I am using Flink 1.3.1 and I have found a strange behavior on running the following logic:
- Read data from file and store into DataSet<POJO>
- Split dataset in two, by checking if "field1" of POJOs is empty or not, so that the first dataset contains only elements with non empty "field1", and the second dataset will contain the other elements.
- Each dataset is then grouped by, one by "field1" and other by another field, and subsequently reduced.
- The 2 datasets are merged together by union.
- The final dataset is written as json.
What I was expected, from output, was to find only one element with a specific value of "field1" because:
- Reducing the first dataset grouped by "field1" should generate only one element with a specific value of "field1".
- The second dataset should contain only elements with empty "field1".
- Making an union of them should not duplicate any record.
This does not happen. When i read the generated jsons i see some duplicate (non empty) values of "field1".
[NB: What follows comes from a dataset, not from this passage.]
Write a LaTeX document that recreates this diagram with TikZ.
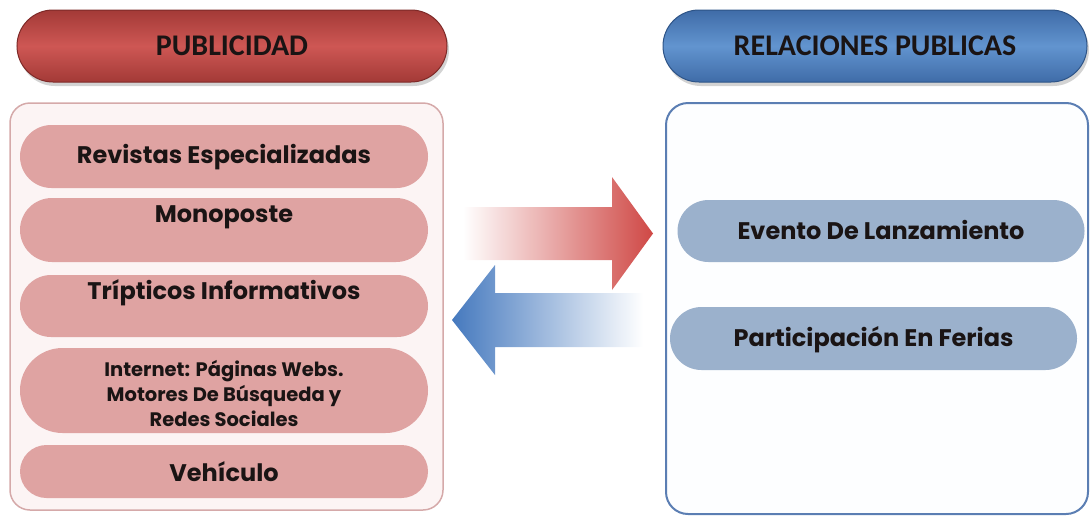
\documentclass[tikz,border=0pt]{standalone}
\usepackage{fontspec}
\setmainfont{Poppins}
\newfontfamily\titlefont{Carlito}
\usetikzlibrary{shapes.misc,shadows}
\definecolor{pubdark}{HTML}{A33A37}
\definecolor{pubmid}{HTML}{CE5754}
\definecolor{publine}{HTML}{7E2A28}
\definecolor{reldark}{HTML}{3F6CA8}
\definecolor{relmid}{HTML}{6294CF}
\definecolor{relline}{HTML}{2E5487}
\definecolor{itemred}{HTML}{DFA3A2}
\definecolor{itemblue}{HTML}{9BB1CC}
\definecolor{boxred}{HTML}{D5A9A9}
\definecolor{boxredfill}{HTML}{FCF4F4}
\definecolor{boxblue}{HTML}{5B7EB3}
\definecolor{boxbluefill}{HTML}{FDFEFF}
\definecolor{arrred}{HTML}{CF4845}
\definecolor{arrblue}{HTML}{4579BE}
\definecolor{txtdark}{HTML}{1A1414}
\tikzset{
  titlebox/.style={rounded rectangle, inner sep=0pt, line width=1pt,
    drop shadow={shadow xshift=2pt, shadow yshift=-4pt, opacity=0.35}},
  pubtitle/.style={titlebox, draw=publine, top color=pubdark, bottom color=pubdark, middle color=pubmid},
  reltitle/.style={titlebox, draw=relline, top color=reldark, bottom color=reldark, middle color=relmid},
  titletext/.style={font=\titlefont\fontsize{30}{33}\selectfont\bfseries, text=txtdark},
  itembox/.style={rounded rectangle, inner sep=0pt, draw=none},
  itemL/.style={itembox, fill=itemred, minimum width=408pt},
  itemR/.style={itembox, fill=itemblue, minimum width=407pt},
  itemtext/.style={font=\fontsize{24}{28}\selectfont\bfseries, text=txtdark, inner sep=0pt},
  smalltext/.style={font=\fontsize{19.5}{25}\selectfont\bfseries, text=txtdark, inner sep=0pt, align=center},
}
\begin{document}
\begin{tikzpicture}[x=1pt,y=-1pt]
\useasboundingbox (0,0) rectangle (1091,517);
% containers
\draw[draw=boxred, fill=boxredfill, line width=1.5pt, rounded corners=20pt] (10,103) rectangle (443,510);
\draw[draw=boxblue, fill=boxbluefill, line width=2pt, rounded corners=22pt] (666,103) rectangle (1088,514);
% titles
\node[pubtitle, minimum width=430pt, minimum height=72pt] (pub) at (232,46) {};
\node[titletext] (pubt) at (pub.center) {PUBLICIDAD};
\node[reltitle, minimum width=424pt, minimum height=72pt] (rel) at (875,46) {};
\node[titletext] (relt) at (rel.center) {RELACIONES PUBLICAS};
% left items
\node[itemL, minimum height=63pt] (revistas) at (224,156.5) {};
\node[itemtext] (revistast) at (224,157) {Revistas Especializadas};
\node[itemL, minimum height=64pt] (mono) at (224,230) {};
\node[itemtext] (monot) at (224,217) {Monoposte};
\node[itemL, minimum height=62pt] (trip) at (224,306) {};
\node[itemtext] (tript) at (224,293) {Trípticos Informativos};
\node[itemL, minimum height=85pt] (internet) at (224,390.5) {};
\node[smalltext] (internett) at (224,393) {Internet: Páginas Webs.\\Motores De Búsqueda y\\Redes Sociales};
\node[itemL, minimum height=53pt] (vehiculo) at (224,471.5) {};
\node[itemtext] (vehiculot) at (224,472) {Vehículo};
% right items
\node[itemR, minimum height=62pt] (evento) at (881,231) {};
\node[itemtext] (eventot) at (881,230) {Evento De Lanzamiento};
\node[itemR, minimum height=63pt] (feria) at (873.5,338.5) {};
\node[itemtext] (feriat) at (873.5,340) {Participación En Ferias};
% arrows
\shade[left color=white, right color=arrred]
  (463,207) -- (612,207) -- (612,177) -- (653,233.5) -- (612,290) -- (612,260) -- (463,260) -- cycle;
\shade[left color=arrblue, right color=white]
  (643,293) -- (495,293) -- (495,265) -- (452,320) -- (495,375) -- (495,347) -- (643,347) -- cycle;
\end{tikzpicture}
\end{document}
Strangely this does not happen when the union between the two datasets is not computed. In this case the first dataset produces elements only with distinct values of "field1", while second dataset produces only records with empty field "value1".
The user has not enable object reuse.
Later he reports that the problem disappears when he injects a rebalance() after a union resolves the problem. I had a look at the execution plans for both cases (attached to this issue) but could not identify a problem.
Hence I assume, this might be an issue with the runtime code but we need to look deeper into this. The user also provided an example program consisting of two classes which are attached to the issue as well.